*GIVEN INSTRUCTION*: For this exercise, output only the lines between the "Give me the" line and the "for (var i = 0;" line, both of them included, and skip all pictures.
━━━ DATA FOR PROCESSING ━━━
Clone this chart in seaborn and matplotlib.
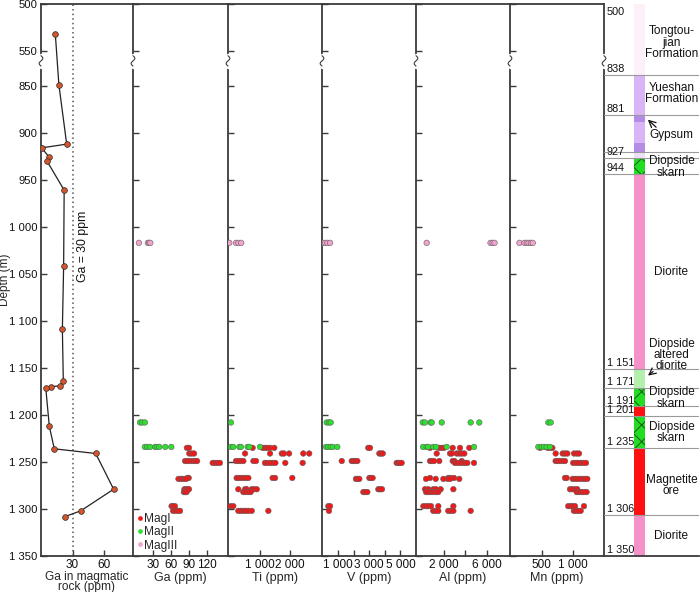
import numpy as np
import pandas as pd
import matplotlib
matplotlib.use("Agg")
import matplotlib.pyplot as plt
import seaborn as sns
from matplotlib.lines import Line2D
import matplotlib.transforms as mtrans

sns.set_theme(style="ticks")
plt.rcParams["font.family"] = ["Liberation Sans", "DejaVu Sans"]
plt.rcParams["hatch.linewidth"] = 0.7

# ---------------- data ----------------
# Ga in magmatic rock (depth profile)
mag_depth = [532, 849, 912, 916, 926, 930, 961, 1042, 1109, 1164, 1169, 1170, 1171,
             1212, 1236, 1241, 1279, 1302, 1308]
mag_ga = [13.6, 17, 24.4, 0.6, 7.9, 5.7, 22, 21.5, 20.3, 21.2, 18, 9.2, 4.5,
          7.9, 12.6, 52, 69, 37.7, 23]

# magnetite generations: depth levels and values per level
magI_levels = [1235, 1241, 1249, 1251, 1267, 1268, 1279, 1282, 1297, 1302]
magII_levels = [1208, 1234]
magIII_levels = [1017]

ga_I = [[86, 89.5], [90, 94, 98], [83, 87, 91, 96, 100, 103], [129, 133, 137, 141],
        [87, 89], [72, 76, 79, 83, 85], [82, 84.5, 87, 89.5], [81, 83, 85.5],
        [60.5, 63, 66], [63, 67, 71, 74.5]]
ga_II = [[8, 11.7, 16], [16, 20, 24.5, 33, 36, 40, 50, 60]]
ga_III = [[6, 21, 23, 25]]

ti_I = [[775, 1105, 1180, 1255, 1345, 1485], [525, 1345, 1730, 1800, 1970, 2435, 2630],
        [230, 305, 385, 470, 800, 885], [1180, 1255, 1345, 1430, 1520, 1845, 2415],
        [250, 305, 385, 470, 555, 635, 1430, 1510, 2075], [],
        [305, 525, 580, 745, 820, 910], [470, 545, 635, 710], [55, 140],
        [305, 385, 470, 545, 635, 745, 1290]]
ti_II = [[65], [65, 140, 340, 390, 610, 670, 1015]]
ti_III = [[10, 230, 310, 400]]

v_I = [[2940, 3050], [3650, 3760, 3870], [1240, 1880, 1980, 2090, 2240],
       [4760, 4870, 4970, 5080], [3010, 3115, 3220], [2150, 2260, 2365],
       [3585, 3690, 3820], [2625, 2730, 2880], [380, 490], [420]]
v_II = [[275, 420, 530], [230, 380, 530, 660, 955]]
v_III = [[20, 170, 320, 490]]

al_I = [[700, 1560, 1790, 2000, 2810, 3490, 4350], [1320, 2560, 2720, 3180, 3420, 3650, 3890],
        [700, 860, 1070, 1560, 2810, 2970, 3650], [3020, 3240, 3490, 3740, 3980, 4170, 4790],
        [700, 2400, 2620, 2930], [330, 1230, 1940, 2340, 2560, 3420],
        [230, 540, 1000, 1260, 1690, 2870], [330, 540, 760, 1000, 1260, 1470],
        [80, 330, 540, 790, 1470, 2870], [1000, 1230, 1470, 2400, 2620, 2870, 4480]]
al_II = [[20, 230, 760, 860, 1790, 4480, 5280], [50, 390, 540, 1000, 1260, 2250, 4790]]
al_III = [[390, 6330, 6520, 6700]]

mn_I = [[475, 595, 633, 670], [722, 833, 870, 907, 1013, 1055, 1092],
        [722, 755, 790, 833, 870], [1000, 1044, 1080, 1118, 1160, 1202],
        [870, 897], [992, 1028, 1064, 1107, 1150, 1187, 1223],
        [949, 985, 1028, 1064], [1055, 1096, 1133, 1170, 1212],
        [921, 959, 990, 1028, 1170], [1011, 1043, 1080, 1118]]
mn_II = [[606, 644], [448, 500, 538, 580, 633]]
mn_III = [[150, 230, 265, 295, 330, 360]]

panel_names = ["Ga (ppm)", "Ti (ppm)", "V (ppm)", "Al (ppm)", "Mn (ppm)"]
panel_data = [(ga_I, ga_II, ga_III), (ti_I, ti_II, ti_III), (v_I, v_II, v_III),
              (al_I, al_II, al_III), (mn_I, mn_II, mn_III)]
groups = ["MagI", "MagII", "MagIII"]

# stratigraphic column
strat_top = [500, 838, 881, 888, 911, 920, 927, 944, 1151, 1171, 1191, 1201, 1235, 1306]
strat_bot = [838, 881, 888, 911, 920, 927, 944, 1151, 1171, 1191, 1201, 1235, 1306, 1350]
strat_color = ["#fcf0f9", "#d9b5f7", "#b48ce6", "#d9b5f7", "#b48ce6", "#eee0f8", "#22dd22",
               "#f590c8", "#b5efae", "#22dd22", "#ff1010", "#22dd22", "#ff1010", "#f590c8"]
strat_hatch = ["", "", "", "", "", "", "xx", "", "", "xx", "", "xx", "", ""]
boundary_depths = [838, 881, 920, 927, 944, 1151, 1171, 1191, 1201, 1235, 1306]
label_depths = [500, 838, 881, 927, 944, 1151, 1171, 1191, 1201, 1235, 1306, 1350]
unit_names = ["Tongtou-\njian\nFormation", "Yueshan\nFormation", "Gypsum", "Diopside\nskarn",
              "Diorite", "Diopside\naltered\ndiorite", "Diopside\nskarn", "Diopside\nskarn",
              "Magnetite\nore", "Diorite"]

tick_depths = [500, 550] + list(range(850, 1351, 50))


# ---------------- helpers ----------------
def tdepth(d):
    d = np.asarray(d, dtype=float)
    return np.where(d <= 550, d, d - 263)


def fmt(v):
    return f"{int(v):,}".replace(",", " ")


def long_df(I, II, III):
    rows = []
    for levels, vals, g in ((magI_levels, I, "MagI"), (magII_levels, II, "MagII"),
                            (magIII_levels, III, "MagIII")):
        for d, vs in zip(levels, vals):
            for v in vs:
                rows.append((v, float(tdepth(d)), g))
    return pd.DataFrame(rows, columns=["value", "t", "group"])


palette = {"MagI": "#f01818", "MagII": "#2ee02e", "MagIII": "#f2a2cc"}
SPINE = "#3a3a3a"

# ---------------- figure ----------------
W, H = 700, 592
fig = plt.figure(figsize=(W / 100, H / 100), dpi=100)
edges = [41, 133, 228, 322, 416, 510, 604, 699]
ytop, ybot = 4, 556
axes = []
for i in range(7):
    ax = fig.add_axes([edges[i] / W, (H - ybot) / H, (edges[i + 1] - edges[i]) / W,
                       (ybot - ytop) / H])
    ax.set_facecolor("white")
    axes.append(ax)

ylim = (float(tdepth(1350)), float(tdepth(500)))
xlims = [(0, 87.4), (-3.8, 154.5), (-33, 3049), (-26, 6000), (-605, 8140), (0, 1487)]
xticks = [([30, 60], ["30", "60"]),
          ([30, 60, 90, 120], ["30", "60", "90", "120"]),
          ([1000, 2000], ["1 000", "2 000"]),
          ([1000, 2000, 3000, 4000, 5000], ["1 000", "", "3 000", "", "5 000"]),
          ([2000, 4000, 6000], ["2 000", "", "6 000"]),
          ([500, 1000], ["500", "1 000"])]

for i, ax in enumerate(axes[:6]):
    ax.set_ylim(*ylim)
    ax.set_xlim(*xlims[i])
    ax.set_yticks(tdepth(tick_depths))
    ax.set_xticks(xticks[i][0])
    ax.set_xticklabels(xticks[i][1])
    ax.tick_params(axis="both", direction="in", length=4, width=1, color=SPINE,
                   labelsize=8.5, pad=2.0, labelcolor="#111")
    ax.tick_params(axis="y", labelleft=(i == 0))
    for s in ("left", "top", "bottom"):
        ax.spines[s].set_color(SPINE)
        ax.spines[s].set_linewidth(1.3)
    ax.spines["right"].set_visible(False)

# panel 1: Ga in magmatic rock
ax1 = axes[0]
ax1.set_yticklabels([fmt(d) for d in tick_depths], fontsize=8.1)
ax1.tick_params(axis="y", pad=2.5)
ax1.set_ylabel("Depth (m)", fontsize=8.5)
ax1.yaxis.set_label_coords(-0.33, 0.5)
ax1.axvline(30, color="#555555", lw=1.1, ls=(0, (1, 2)), zorder=1)
sns.lineplot(x=mag_ga, y=tdepth(mag_depth), sort=False, estimator=None, color="#222222",
             lw=0.9, ax=ax1, zorder=2)
sns.scatterplot(x=mag_ga, y=tdepth(mag_depth), color="#d5552c", edgecolor="#2a2a2a",
                s=17, linewidth=0.5, ax=ax1, zorder=3)
ax1.text(40, float(tdepth(1021)), "Ga = 30 ppm", rotation=90, ha="center", va="center",
         fontsize=8.8, color="#111")
ax1.set_xlabel("Ga in magmatic\nrock (ppm)", fontsize=8.6, labelpad=0.0, linespacing=0.82)

# element panels
for j, ax in enumerate(axes[1:6]):
    df = long_df(*panel_data[j])
    sns.scatterplot(data=df, x="value", y="t", hue="group", hue_order=groups,
                    palette=palette, s=16, linewidth=0.4, edgecolor="#606060",
                    legend=False, ax=ax, zorder=3)
    ax.set_ylabel("")
    ax.set_xlabel(panel_names[j], fontsize=9, labelpad=1.0)

# legend in Ga panel
handles = [Line2D([], [], marker="o", ls="", color=palette[g], markersize=3.4,
                  markeredgewidth=0) for g in groups]
axes[1].legend(handles, groups, loc="lower left", bbox_to_anchor=(-0.03, -0.005),
               frameon=False, handlelength=0.4, handletextpad=0.15, labelspacing=0.1,
               borderpad=0.1, fontsize=8.6)

# stratigraphic column
axs = axes[6]
axs.set_xlim(0, 1)
axs.set_ylim(*ylim)
axs.set_xticks([])
axs.set_yticks([])
axs.spines["top"].set_visible(False)
axs.spines["right"].set_visible(False)
for s in ("left", "bottom"):
    axs.spines[s].set_color(SPINE)
    axs.spines[s].set_linewidth(1.3)

tops = tdepth(strat_top)
bots = tdepth(strat_bot)
for tp, bt, c, h in zip(tops, bots, strat_color, strat_hatch):
    axs.bar(0.376, bt - tp, bottom=tp, width=0.113, color=c, hatch=h,
            edgecolor="#1a5a1a" if h else c, linewidth=0, zorder=2)
for d in boundary_depths:
    axs.axhline(float(tdepth(d)), color="#9a9a9a", lw=0.8, zorder=3)
for d in label_depths:
    axs.text(0.03, float(tdepth(d)) + (3 if d == 500 else -1.0), fmt(d),
             va="top" if d == 500 else "bottom", ha="left", fontsize=7.8, color="#111",
             zorder=4)

unit_t = [541, 595.5, 639.4, 673.4, 784.8, 873.4, 919, 955.5, 1012, 1065.6]
for name, tt in zip(unit_names, unit_t):
    axs.text(0.71, tt, name, ha="center", va="center", fontsize=8.5, linespacing=0.92,
             color="#111", zorder=4)

axs.annotate("", xy=(0.44, float(tdepth(884))), xytext=(0.57, float(tdepth(896))),
             arrowprops=dict(arrowstyle="->", color="#111", lw=0.9), zorder=5)
axs.annotate("", xy=(0.44, float(tdepth(1160))), xytext=(0.54, float(tdepth(1152))),
             arrowprops=dict(arrowstyle="->", color="#111", lw=0.9), zorder=5)

# axis break marks
for ax in axes:
    tr = mtrans.blended_transform_factory(ax.transAxes, ax.transData)
    tt = np.linspace(555, 566, 20)
    xx = 0.02 * (92 / ax.bbox.width) * np.sin(np.pi * (tt - 555) / 5.5)
    ax.plot([0, 0], [554, 567], color="white", lw=2.5, transform=tr, clip_on=False, zorder=6)
    ax.plot(xx, tt, color=SPINE, lw=0.8, transform=tr, clip_on=False, zorder=7)

fig.savefig("out.png", dpi=100)
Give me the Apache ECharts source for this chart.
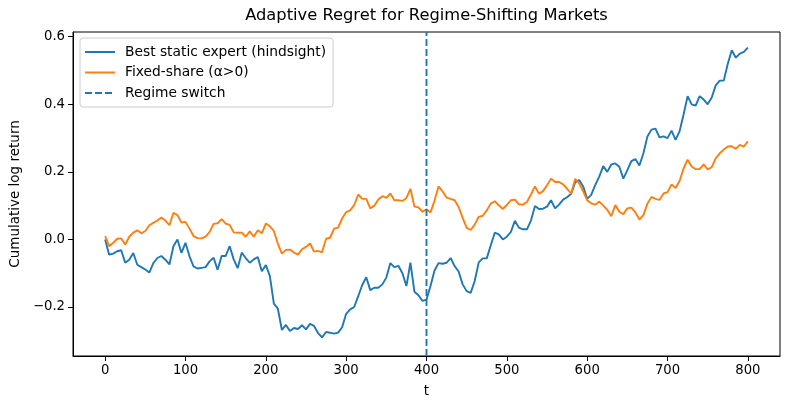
<!DOCTYPE html>
<html>
<head>
<meta charset="utf-8">
<script src="https://cdn.jsdelivr.net/npm/echarts@6/dist/echarts.min.js"></script>
<style>html,body{margin:0;padding:0;background:#fff;}#c{width:790px;height:409px;}</style>
</head>
<body>
<div id="c"></div>
<script>
// time steps (every 5 units)
var tStep = 5;
var tCount = 161;
var tValues = [];
for (var i = 0; i < tCount; i++) tValues.push(i * tStep);

var bestStatic = [
 0.000,-0.045,-0.042,-0.035,-0.032,-0.069,-0.060,-0.040,-0.075,-0.082,
-0.089,-0.098,-0.070,-0.055,-0.049,-0.060,-0.074,-0.020, 0.000,-0.040,
-0.010,-0.050,-0.080,-0.086,-0.084,-0.082,-0.065,-0.054,-0.090,-0.049,
-0.049,-0.020,-0.059,-0.085,-0.039,-0.055,-0.069,-0.059,-0.052,-0.094,
-0.076,-0.108,-0.190,-0.205,-0.268,-0.253,-0.271,-0.262,-0.265,-0.254,
-0.266,-0.250,-0.256,-0.277,-0.290,-0.274,-0.276,-0.279,-0.276,-0.260,
-0.220,-0.207,-0.200,-0.168,-0.135,-0.112,-0.150,-0.143,-0.143,-0.133,
-0.113,-0.070,-0.082,-0.078,-0.100,-0.138,-0.069,-0.155,-0.165,-0.182,
-0.178,-0.138,-0.092,-0.070,-0.072,-0.069,-0.055,-0.079,-0.095,-0.133,
-0.153,-0.158,-0.123,-0.068,-0.056,-0.056,-0.017, 0.020, 0.015, 0.000,
 0.008, 0.022, 0.055, 0.035, 0.030, 0.030, 0.056, 0.099, 0.090, 0.091,
 0.097, 0.116, 0.092, 0.103, 0.118, 0.125, 0.135, 0.169, 0.176, 0.157,
 0.120, 0.132, 0.161, 0.186, 0.217, 0.200, 0.222, 0.225, 0.215, 0.180,
 0.205, 0.232, 0.238, 0.219, 0.255, 0.305, 0.325, 0.328, 0.302, 0.305,
 0.300, 0.322, 0.295, 0.320, 0.370, 0.424, 0.400, 0.396, 0.424, 0.414,
 0.400, 0.420, 0.456, 0.470, 0.470, 0.520, 0.560, 0.538, 0.550, 0.555,
 0.568
];

var fixedShare = [
 0.010,-0.020,-0.010, 0.002, 0.003,-0.015, 0.008, 0.020, 0.027, 0.018,
 0.025, 0.042, 0.049, 0.056, 0.065, 0.056, 0.042, 0.079, 0.072, 0.050,
 0.052, 0.032, 0.010, 0.004, 0.003, 0.008, 0.022, 0.046, 0.048, 0.060,
 0.047, 0.043, 0.021, 0.020, 0.020, 0.008, 0.024, 0.008, 0.027, 0.018,
 0.047, 0.039, 0.025,-0.013,-0.042,-0.031,-0.030,-0.039,-0.045,-0.029,
-0.022,-0.012,-0.036,-0.034,-0.038, 0.002, 0.005, 0.032, 0.035, 0.062,
 0.081, 0.086, 0.102, 0.133, 0.120, 0.120, 0.092, 0.100, 0.118, 0.128,
 0.123, 0.136, 0.116, 0.116, 0.114, 0.123, 0.150, 0.097, 0.095, 0.082,
 0.089, 0.080, 0.115, 0.157, 0.142, 0.124, 0.120, 0.116, 0.096, 0.064,
 0.034, 0.028, 0.044, 0.067, 0.070, 0.086, 0.106, 0.113, 0.101, 0.090,
 0.102, 0.116, 0.118, 0.104, 0.103, 0.111, 0.133, 0.157, 0.135, 0.143,
 0.160, 0.180, 0.170, 0.170, 0.163, 0.150, 0.136, 0.179, 0.166, 0.142,
 0.116, 0.107, 0.103, 0.112, 0.100, 0.088, 0.069, 0.102, 0.082, 0.075,
 0.092, 0.094, 0.080, 0.059, 0.072, 0.106, 0.126, 0.120, 0.117, 0.136,
 0.140, 0.163, 0.152, 0.173, 0.210, 0.236, 0.216, 0.208, 0.208, 0.222,
 0.207, 0.214, 0.240, 0.255, 0.266, 0.275, 0.276, 0.268, 0.280, 0.275,
 0.290
];

var regimeSwitchT = 400;
var xTicks = [0, 100, 200, 300, 400, 500, 600, 700, 800];
var yTicks = [-0.2, 0.0, 0.2, 0.4, 0.6];
var xMin = -40, xMax = 840;
var yMin = -0.345, yMax = 0.614;

function pairs(xs, ys) { return xs.map(function (x, i) { return [x, ys[i]]; }); }

var FONT = 'DejaVu Sans';
var chart = echarts.init(document.getElementById('c'), null, { renderer: 'canvas' });
chart.setOption({
  animation: false,
  backgroundColor: '#fff',
  textStyle: { fontFamily: FONT },
  title: {
    text: 'Adaptive Regret for Regime-Shifting Markets',
    left: 426.5, top: 8, textAlign: 'center', padding: 0,
    textStyle: { fontFamily: FONT, fontSize: 16.3, fontWeight: 'normal', color: '#000' }
  },
  grid: { left: 73, right: 10, top: 32, bottom: 53, show: true, borderColor: '#000', borderWidth: 1, backgroundColor: 'transparent' },
  legend: {
    orient: 'vertical', left: 80, top: 38,
    padding: [7, 7, 7, 4], itemGap: 6.5, itemWidth: 30, itemHeight: 14,
    backgroundColor: 'rgba(255,255,255,0.8)', borderColor: '#cccccc', borderWidth: 1, borderRadius: 3,
    itemStyle: { opacity: 0, borderWidth: 0 },
    textStyle: { fontFamily: FONT, fontSize: 13.8, color: '#000', padding: [0, 0, 0, 5] },
    data: ['Best static expert (hindsight)', 'Fixed-share (\u03b1>0)', 'Regime switch']
  },
  xAxis: {
    type: 'value', min: xMin, max: xMax,
    name: 't', nameLocation: 'middle', nameGap: 28,
    nameTextStyle: { fontFamily: FONT, fontSize: 13.5, color: '#000' },
    axisLine: { show: true, onZero: false, lineStyle: { color: '#000', width: 1 } },
    axisTick: { show: true, length: 5, customValues: xTicks, lineStyle: { color: '#000', width: 1 } },
    axisLabel: { customValues: xTicks, margin: 8, fontFamily: FONT, fontSize: 13.2, color: '#000' },
    splitLine: { show: false }
  },
  yAxis: {
    type: 'value', min: yMin, max: yMax,
    name: 'Cumulative log return', nameLocation: 'middle', nameGap: 50, nameRotate: 90,
    nameTextStyle: { fontFamily: FONT, fontSize: 13.5, color: '#000' },
    axisLine: { show: true, onZero: false, lineStyle: { color: '#000', width: 1 } },
    axisTick: { show: true, length: 5, customValues: yTicks, lineStyle: { color: '#000', width: 1 } },
    axisLabel: {
      customValues: yTicks, margin: 8, fontFamily: FONT, fontSize: 13.2, color: '#000',
      formatter: function (v) { var s = Math.abs(v).toFixed(1); return v < -1e-9 ? '\u2212' + s : s; }
    },
    splitLine: { show: false }
  },
  series: [
    {
      name: 'Best static expert (hindsight)', type: 'line', symbol: 'none', showSymbol: false,
      data: pairs(tValues, bestStatic), color: '#1f77b4',
      lineStyle: { color: '#1f77b4', width: 1.9 }, z: 3
    },
    {
      name: 'Fixed-share (\u03b1>0)', type: 'line', symbol: 'none', showSymbol: false,
      data: pairs(tValues, fixedShare), color: '#ff7f0e',
      lineStyle: { color: '#ff7f0e', width: 1.9 }, z: 4
    },
    {
      name: 'Regime switch', type: 'line', symbol: 'none', showSymbol: false,
      data: [[regimeSwitchT, yMin], [regimeSwitchT, yMax]], color: '#1f77b4',
      lineStyle: { color: '#1f77b4', width: 1.9, type: [7, 3] }, z: 5
    }
  ]
});
</script>
</body>
</html>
━━━
*ANSWER FOR THIS EXERCISE*:
Give me the Apache ECharts source for this chart.
<!DOCTYPE html>
<html>
<head>
<meta charset="utf-8">
<script src="https://cdn.jsdelivr.net/npm/echarts@6/dist/echarts.min.js"></script>
<style>html,body{margin:0;padding:0;background:#fff;}#c{width:790px;height:409px;}</style>
</head>
<body>
<div id="c"></div>
<script>
// time steps (every 5 units)
var tStep = 5;
var tCount = 161;
var tValues = [];
for (var i = 0; i < tCount; i++) tValues.push(i * tStep);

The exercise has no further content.